Mohon tunggu...
KOMENTAR
Filsafat

Globalisasi dan Politik Identitas

17 Oktober 2012   02:17 Diperbarui: 24 Juni 2015   22:46 1180 0


Adhe Nuansa Wibisono, S.IP


Kajian Terorisme FISIP UI



Jakarta, 16 Oktober 2012




Sumber Utama : Bice Maiguashca, Chapter 7 ‘Globalisation and the politics of identity’, dalam Catherine Eschle and Bice Maiguashca, ‘Critical Theories, International Relations and the Anti Globalisation Movement’, (New York : Routledge, 2005)



Tulisan ini merupakancritical review dari artikel Bice Maiguashca, ‘Globalisation and the politics of identity,(2005) hal 117-136. Maiguashca pada artikel ini menjelaskan konsep identitas politik dalam globalisasi. Pada artikel ini Maiguascha akan melihat empat perspektif yang akan dirangkum menjadi dua pada artikel ini yaitu konsep ‘identitas kolektif’ menurut Scholte dan ‘politik pengakuan’ menurut Linklater. Pada artikel ini kita akan melihat bagaimana proses identitas terbentuk, selain itu penulisan ini juga ditujukan untuk merangkum dan membandingkan teori yang sama dari beberapa penulis berbeda. Kemudian akan dilakukan analisa dan menarik suatu kesimpulan.



Rangkuman


Pada artikel ini Bice Maiguashca mencoba menjelaskan akan masalah identitas pada globalisasi, ia melihat bahwa identitas-identitas di bawah negara muncul dan mengemuka pada saat era keterbukaan globalisasi hadir. Kehadiran kelompok ethno-religius, feminisme, indigenous people yang semakin massif dalam menujukkan aspirasi akan identitas politik yang mereka perjuangkan. Hal ini menjadi menarik ketika terjadi pertemuan antara globalisasi, negara-bangsa, dan kelompok identitas. Globalisasi mengakibatkan semakin pudarnya batas-batas wilayah dalam konteks negara-bangsa, tetapi mengapa dengan hadirnya globalisasi kemunculan dari kelompok identitas ini semakin menguat? Apakah dengan hadirnya globalisasi juga ikut mendorong akan penguatan kedasaran politik dalam kelompok-kelompok ini, kesadaran yang mendorong akan pentingnya identitas politik. Bice Maiguascha mencoba untuk melihat pendapat Scholte mengenai ‘identitas kolektif’ dan pendapat Linklater mengenai ‘politik pengakuan’.

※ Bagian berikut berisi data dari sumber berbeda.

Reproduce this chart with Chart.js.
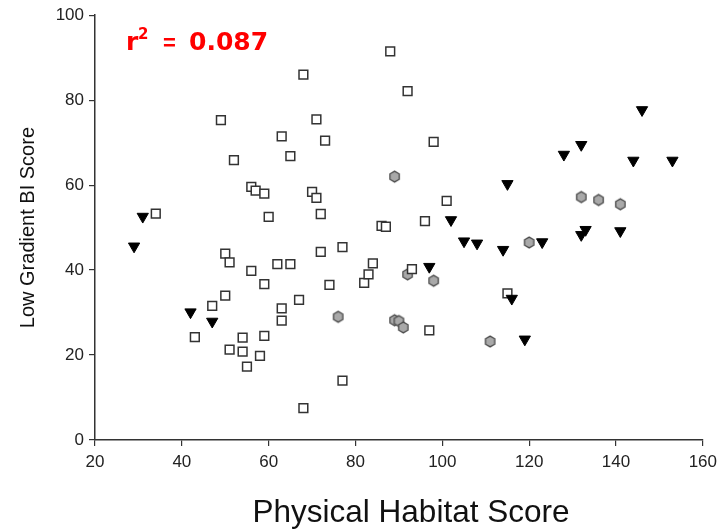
<!DOCTYPE html>
<html>
<head>
<meta charset="UTF-8">
<title>Low Gradient BI vs Physical Habitat</title>
<script src="https://cdn.jsdelivr.net/npm/chart.js"></script>
<style>
  html, body { margin: 0; padding: 0; background: #fff; }
  #wrap { width: 723px; height: 532px; }
</style>
</head>
<body>
<div id="wrap"><canvas id="scatter"></canvas></div>
<script>
// open squares
const squareX = [34, 43, 47, 49, 50, 50, 51, 51, 52, 54, 54, 55, 56, 56, 57, 58, 59, 59, 59, 60,
                 62, 63, 63, 63, 65, 65, 67, 68, 68, 70, 71, 71, 72, 72, 73, 74, 77, 77, 82, 83,
                 84, 86, 87, 88, 92, 93, 96, 97, 98, 101, 115];
const squareY = [53.3, 24.2, 31.6, 75.3, 43.9, 34, 41.8, 21.3, 65.9, 24.1, 20.8, 17.3, 39.8, 59.6, 58.7, 19.8, 58, 36.7, 24.5, 52.5,
                 41.4, 71.5, 31, 28.1, 66.8, 41.4, 33, 86, 7.5, 58.4, 75.5, 57, 53.2, 44.3, 70.5, 36.5, 45.4, 14, 37, 39,
                 41.6, 50.4, 50.2, 91.5, 82.1, 40.2, 51.5, 25.8, 70.2, 56.3, 34.5];

// grey hexagons
const hexX = [76, 89, 89, 90, 91, 92, 98, 111, 120, 132, 136, 141];
const hexY = [29, 62, 28.2, 28, 26.5, 39, 37.5, 23.2, 46.5, 57.2, 56.5, 55.5];

// black down triangles
const triX = [29, 31, 42, 47, 97, 102, 105, 108, 114, 115, 116, 119, 123, 128, 132, 132, 133, 141, 144, 146, 153];
const triY = [45.6, 52.6, 30.1, 27.9, 40.8, 51.8, 46.8, 46.3, 44.8, 60.3, 33.3, 23.7, 46.6, 67.2, 69.5, 48.3, 49.5, 49.2, 65.8, 77.7, 65.8];

const xTicks = [20, 40, 60, 80, 100, 120, 140, 160];
const yTicks = [0, 20, 40, 60, 80, 100];
const rSquared = '0.087';
const xTitle = 'Physical Habitat Score';
const yTitle = 'Low Gradient BI Score';

function pairs(xs, ys) {
  return xs.map((x, i) => ({ x: x, y: ys[i] }));
}

// Chart.js has no hexagon style, so draw one on a small canvas
function hexMarker(r) {
  const size = Math.ceil(r * 2 + 4);
  const c = document.createElement('canvas');
  c.width = size;
  c.height = size;
  const g = c.getContext('2d');
  g.beginPath();
  for (let i = 0; i < 6; i++) {
    const a = -Math.PI / 2 + i * Math.PI / 3;
    const px = size / 2 + r * Math.cos(a);
    const py = size / 2 + r * Math.sin(a);
    if (i === 0) g.moveTo(px, py); else g.lineTo(px, py);
  }
  g.closePath();
  g.fillStyle = '#a9a9a9';
  g.fill();
  g.lineWidth = 1.3;
  g.strokeStyle = '#4a4a4a';
  g.stroke();
  return c;
}

// r-squared note and x axis title
const notes = {
  id: 'notes',
  afterDraw(chart) {
    const ctx = chart.ctx;
    ctx.save();
    ctx.fillStyle = '#ff0000';
    ctx.textBaseline = 'alphabetic';
    ctx.textAlign = 'left';
    ctx.font = 'bold 25px "DejaVu Sans"';
    ctx.fillText('r', 126, 50);
    ctx.font = 'bold 15px "DejaVu Sans"';
    ctx.fillText('2', 138, 39);
    ctx.font = 'bold 22px "Liberation Sans"';
    ctx.fillText('=', 163, 50);
    ctx.font = 'bold 25px "DejaVu Sans"';
    ctx.fillText(rSquared, 189, 50);

    ctx.fillStyle = '#111';
    ctx.textAlign = 'center';
    ctx.textBaseline = 'middle';
    ctx.font = '31.5px "Liberation Sans", Arial, sans-serif';
    ctx.fillText(xTitle, 411, 513);
    ctx.restore();
  }
};

const tickFont = { family: '"Liberation Sans", Arial, sans-serif', size: 17 };

new Chart(document.getElementById('scatter'), {
  type: 'scatter',
  data: {
    datasets: [
      {
        label: 'triangles',
        data: pairs(triX, triY),
        pointStyle: 'triangle',
        rotation: 180,
        radius: 6.5,
        backgroundColor: '#000',
        borderColor: '#000',
        borderWidth: 1
      },
      {
        label: 'squares',
        data: pairs(squareX, squareY),
        pointStyle: 'rect',
        radius: 6.2,
        backgroundColor: '#fff',
        borderColor: '#333',
        borderWidth: 1.5
      },
      {
        label: 'hexagons',
        data: pairs(hexX, hexY),
        pointStyle: hexMarker(5.4)
      }
    ]
  },
  options: {
    responsive: true,
    maintainAspectRatio: false,
    animation: false,
    layout: { padding: { top: 15, right: 19, left: 0, bottom: 0 } },
    plugins: {
      legend: { display: false },
      tooltip: { enabled: false }
    },
    scales: {
      x: {
        type: 'linear',
        min: 20,
        max: 160,
        afterBuildTicks: s => { s.ticks = xTicks.map(v => ({ value: v })); },
        afterFit: s => { s.height = 92; },
        grid: { drawOnChartArea: false, tickLength: 6, color: '#333', lineWidth: 1.2 },
        border: { color: '#333', width: 1.5 },
        ticks: { font: tickFont, color: '#222', padding: 6, maxRotation: 0 }
      },
      y: {
        min: 0,
        max: 100,
        afterBuildTicks: s => { s.ticks = yTicks.map(v => ({ value: v })); },
        afterFit: s => { s.width = 95; },
        grid: { drawOnChartArea: false, tickLength: 6, color: '#333', lineWidth: 1.2 },
        border: { color: '#333', width: 1.5 },
        ticks: { font: tickFont, color: '#222', padding: 5 },
        title: {
          display: true,
          text: yTitle,
          color: '#111',
          font: { family: '"Liberation Sans", Arial, sans-serif', size: 20 },
          padding: { top: 16, bottom: 0 }
        }
      }
    }
  },
  plugins: [notes]
});
</script>
</body>
</html>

Scholte Dan Politik ‘Identitas Kolektif’


Argumen utama Scholte bahwa globalisasi menghasilkan tantangan yang mendasar atas konsep dan praktik ‘state sovereignty’ kedaulatan negara, terutama sistem negara yang dipahami oleh kaum realist (Scholte 1996; 2000b). Produksi global, keuangan, komunikasi dan ancaman seperti kerusakan lingkungan, dapat melemahkan kemampuan negara untuk melakukan kontrol atas apa yang terjadi di wilayahnya sendiri. Bersamaan dengan penurunan kedaulatan negara, globalisasi telah memunculkan identitas politik alternatif yang merefleksikan pola baru dari identifikasi diri yang lain, yaitu apa yang disebut dengan politik identitas (Scholte 1996 : 39; 2000b: 86, 107). Globalisasi telah memfasilitasi kemunculan dari ‘politik identitas’ yang sejak tahun 1960-an telah melemahkan posisi dari negara-bangsa sebagai struktur sosial utama di masyarakat dan juga ikut meningkatkan munculnya beragam framework alternatif akan struktur sosial. Pada prosesnya, bangunan dari identitas kolektif bergerak untuk menjadi semakin multidimensi dan tidak pasti. Scholte melihat identitas kolektif menjadi ‘penanda’ bagi sejumlah gerakan sosial.[1]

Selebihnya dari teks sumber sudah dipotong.